Tragedy has an excruciating way of throwing the rest of life into perspective. There are many paths this realization can lead you towards, some of them more dangerous than others. There’s the danger of apathy. There’s the danger of abandoning life (literally or figuratively). There’s the danger of dwelling in the half-truth of how inevitably painful life will continue to be.
But then, there’s also the path you can take that implements your new-found big-picture realization of what matters and what really, really doesn’t. For starters, what really matters is honoring God and honoring other people. What really doesn’t matter is people getting mad or uncomfortable when you start thinking or living differently than they do… which sometimes happens when you’re trying to honor God and other people. This isn’t to say that you won’t be affected by other people’s reactions, or, for that matter, that you’ll even successfully recognize what is and isn’t important most of the time. That’s not the point. I believe that if you truly open your heart, mind, and soul (and hands) to the wrongs around you, people’s reactions will become easier to bear and your discernment more practiced.

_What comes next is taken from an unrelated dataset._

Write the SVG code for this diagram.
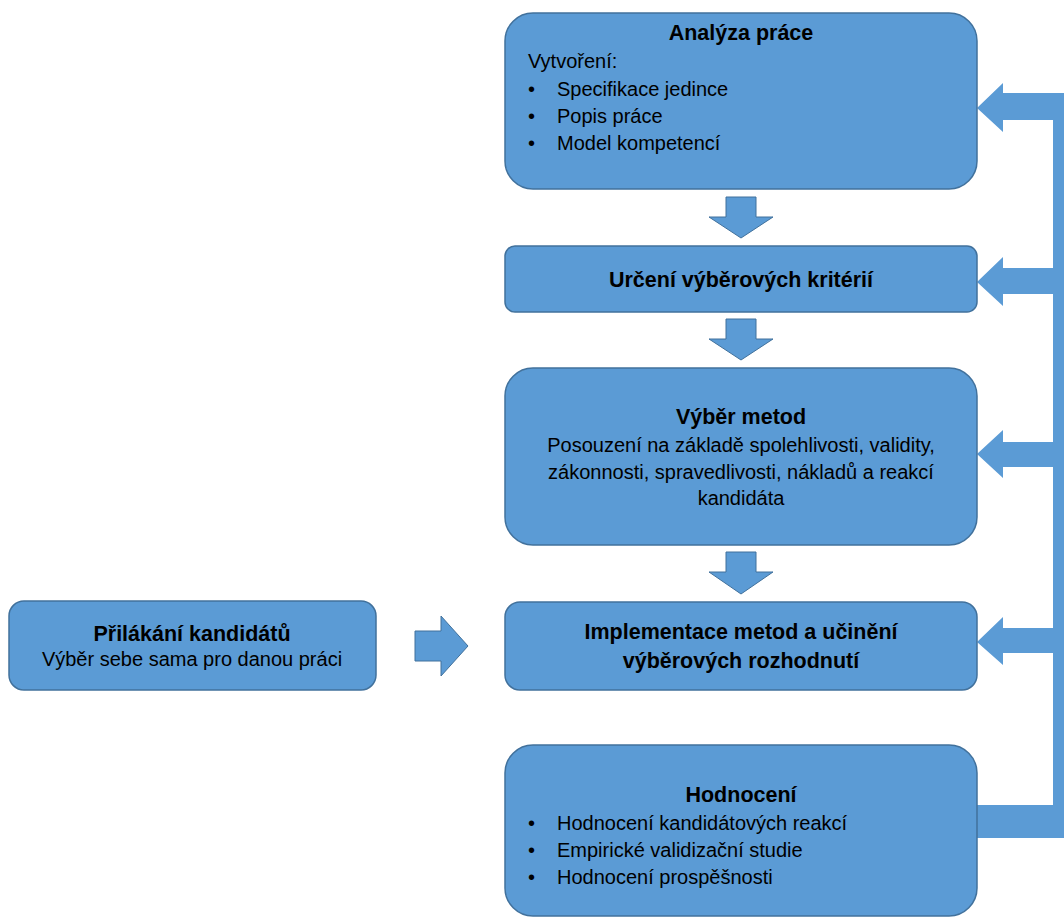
<svg xmlns="http://www.w3.org/2000/svg" width="1064" height="919" viewBox="0 0 1064 919">
<style>
.box{fill:#5B9BD5;stroke:#41719C;stroke-width:1.5}
.arr{fill:#5B9BD5;stroke:#41719C;stroke-width:1}
.fb{fill:#5B9BD5;stroke:none}
text{font-family:"Liberation Sans",Arial,sans-serif;fill:#000}
.t{font-size:21.5px;font-weight:bold;text-anchor:middle}
.b{font-size:20px}
.c{font-size:20px;text-anchor:middle}
</style>
<rect width="1064" height="919" fill="#fff"/>
<g id="connectors">
  <polygon class="arr" points="726,197 756,197 756,217 773,217 741,238 709,217 726,217"/>
  <polygon class="arr" points="726,319 756,319 756,339 773,339 741,360 709,339 726,339"/>
  <polygon class="arr" points="726,552 756,552 756,572 773,572 741,594 709,572 726,572"/>
  <polygon class="arr" points="415,631 441,631 441,616 468,646 441,676 441,661 415,661"/>
  <g id="feedback">
    <rect class="fb" x="1053" y="93" width="12" height="745"/>
    <rect class="fb" x="977" y="805" width="88" height="33"/>
    <polygon class="fb" points="977,108 1003,83 1003,93 1065,93 1065,120 1003,120 1003,132"/>
    <polygon class="fb" points="977,282 1003,257 1003,268 1055,268 1055,294 1003,294 1003,306"/>
    <polygon class="fb" points="977,454 1003,430 1003,442 1055,442 1055,467 1003,467 1003,478"/>
    <polygon class="fb" points="977,642 1003,617 1003,628 1055,628 1055,653 1003,653 1003,665"/>
  </g>
</g>
<g id="analyza">
  <rect class="box" x="505" y="13" width="472" height="176" rx="28"/>
  <text class="t" x="741" y="40">Analýza práce</text>
  <text class="b" x="528" y="68">Vytvoření:</text>
  <text class="b" x="528" y="96">•</text><text class="b" x="557" y="96">Specifikace jedince</text>
  <text class="b" x="528" y="123">•</text><text class="b" x="557" y="123">Popis práce</text>
  <text class="b" x="528" y="150">•</text><text class="b" x="557" y="150">Model kompetencí</text>
</g>
<g id="urceni">
  <rect class="box" x="505" y="246" width="472" height="66" rx="10"/>
  <text class="t" x="741" y="287">Určení výběrových kritérií</text>
</g>
<g id="vyber">
  <rect class="box" x="505" y="368" width="472" height="177" rx="28"/>
  <text class="t" x="741" y="424">Výběr metod</text>
  <text class="c" x="741" y="452">Posouzení na základě spolehlivosti, validity,</text>
  <text class="c" x="741" y="479">zákonnosti, spravedlivosti, nákladů a reakcí</text>
  <text class="c" x="741" y="505">kandidáta</text>
</g>
<g id="implementace">
  <rect class="box" x="505" y="602" width="472" height="88" rx="15"/>
  <text class="t" x="741" y="639">Implementace metod a učinění</text>
  <text class="t" x="741" y="668">výběrových rozhodnutí</text>
</g>
<g id="prilakani">
  <rect class="box" x="9" y="601" width="367" height="89" rx="15"/>
  <text class="t" x="192" y="641">Přilákání kandidátů</text>
  <text class="c" x="192" y="666">Výběr sebe sama pro danou práci</text>
</g>
<g id="hodnoceni">
  <rect class="box" x="505" y="745" width="472" height="171" rx="28"/>
  <text class="t" x="741" y="802">Hodnocení</text>
  <text class="b" x="528" y="830">•</text><text class="b" x="557" y="830">Hodnocení kandidátových reakcí</text>
  <text class="b" x="528" y="857">•</text><text class="b" x="557" y="857">Empirické validizační studie</text>
  <text class="b" x="528" y="884">•</text><text class="b" x="557" y="884">Hodnocení prospěšnosti</text>
</g>
</svg>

As I contemplated this post today, I was encouraged by a thought that Don Miller shared on his facebook page… “How can the suffering you’ve experienced become an unintended blessing? What’s good about the pain you’ve known? Steal your life back.” At the beginning of this post, I asked you to think about what would change if you lived as though you had nothing to lose. I didn’t say what would change if you had nothing to lose, because the truth is, you already have nothing to lose. You will, at some point, lose everything that earthly life has to offer. The question is whether you’re willing to acknowledge and live in that reality. What’s the worst that can happen?